I always used to turn off the hourly time signal on my digital casio. Frequently, and frustratingly, in the process of setting my morning alarm, I would by mistake turn on the hourly alarm.
Yesterday it went off, notifying me that a new hour had begun. For some reason, this time it struck me differently. A new hour has begun.
What a relief. I can start over. 2pm doesn't have to include the same procrastination, confusion, and pleasure-seeking that had consumed 3pm.
Not only this, I know there will be another beep in an hour. I know there will be several beeps in the day.
Hell, I can spend this entire beep planning what I'll do for the next beep. Which is actually a great idea. A requirement in fact. If an hour is lost, rather than assuming I'll snap out of it, spring back, and make up for those 60 minutes, I spend the next 60 planning:
What led to me wasting that hour? How can I prevent it from happening again? What do I plan to do in the next hour? I should clearly lay out what needs to be done.
Granted, this isn't a fix-all. I anticipate eventually becoming desensitized to the beeps. Nevertheless, it's something to try. Another routine to cycle through until I start getting diminishing returns or until I get comfortable and lax with it.
No one did it alone. Nike wouldn't have been successful if he didn't have his old coach Bowerman, or the banks to loan money, or his old college friend Johnson to be his salesman. The idea of a mad scientist figuring it all out alone in a lab is dead.
I read The One Thing a few years ago but this podcast provided clarifying context on how to use the questions. I'll definitely be revisiting the book.
Agreements vs. Disagreements
“Agreements” are only referenced when there's a disagreement. So it's best to frame it as a “disagreement” and understand you will refer to it if there is a dispute amongst the parties.
The Focusing Question
This is the question to ask oneself to make sure we're appropriately using our time. “What's the one thing I can do at work that will make everything else easier or unnecessary?”

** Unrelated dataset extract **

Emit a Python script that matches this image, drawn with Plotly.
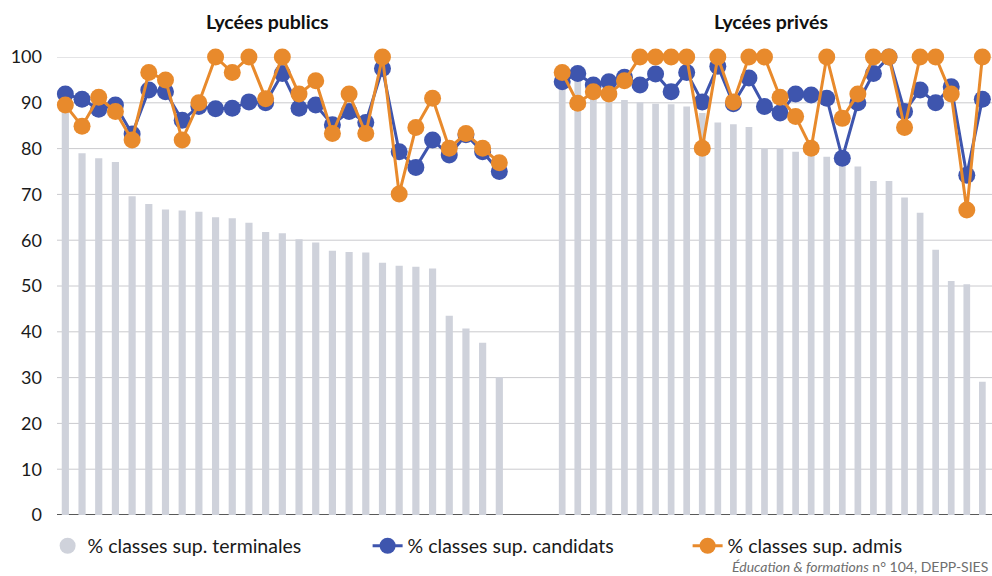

I was relieved to hear that Gary Keller relied on this question with his mother, who could be difficult at times as every conversation with her would turn into gossip and negative talk about family. He asked “What's the one thing I can do with my mother that will make everything else easier or unnecessary?” The answer for him was to play dominoes with his mom, so there would be much less negative talk. I found this personally helpful.
Get the important things done before noon. Do not risk waiting until later.
Older people seem to have different facial expressions than the young. More instances of furrowed brows and pursed lips are on aged faces. As if they’re constantly looking into the sun, scrunching to not let so much light in. I guess this occurs as we get older.
The young are quite literally wide-eyed. They have yet to impose their opinion on the world and receive it a bit more openly.
I’ve been more aware of my resting facial expression and making sure it’s more open and neutral.
Upon death, your children and your children's children will remember your name. And possibly their children after that. But slowly and certainly, a name fades. Then at some point, in a passing sentence, possibly through a mouth full of rice, it will be uttered one final round.
Forget your name and its reach. Simply be the best name for yourself and those in immediate reach.
"It is difficult to get a man to understand something when his salary depends upon his not understanding it" – Upton Sinclair
This is a great quote. Its true power is recognized when you substitute the word salary for something else we depend on. Could be ego. Could be confidence. Self-esteem, sense of rightness, right to criticize, ect.
Its power increases when we turn it into a question:
"How does my lack of understanding of this issue benefit me?"
"Does my voluntary ignorance in this situation afford me something that I would lose if I faced reality?"
"Being comfortable making up visions of success, before the methods are clear, is a phenomenal trait to strengthen. Being willing to have ideas, good or bad, and to express and capture all of them without judgment is critical for fully accessing creative intelligence." – Getting Things Done, pg. 271
Often times, the reality comes first, then the beliefs follow. Ex. One gains 30 pounds over time. This person then tailors their beliefs in order to make the 30 pounds not as alarming: "
I'm getting older and this happens.
I don't care about vanity anyway." Someone grows up poor: "Rich people are unethical and immoral. Money doesn't buy happiness"
What beliefs of yours are a result of circumstance, and which ones are a result of conscious decision?
One thing I do that is a significant waste of time is something no one can see. It's something I can do while on the bus, while in a job interview, a meeting, or talking to a new acquaintance.
This thing is not paying attention. Not paying attention can comprise of a million things. My most popular are fantasizing, simulating conversations/events/arguments that will never occur, complaining. What are yours?
The time spent not paying attention could be spent paying attention to the external world rather than project what I'd like or fear to happen. It could be spent really listening to others (and being in a better position to help), cultivating curiosity, going over my Spanish vocabulary, ect.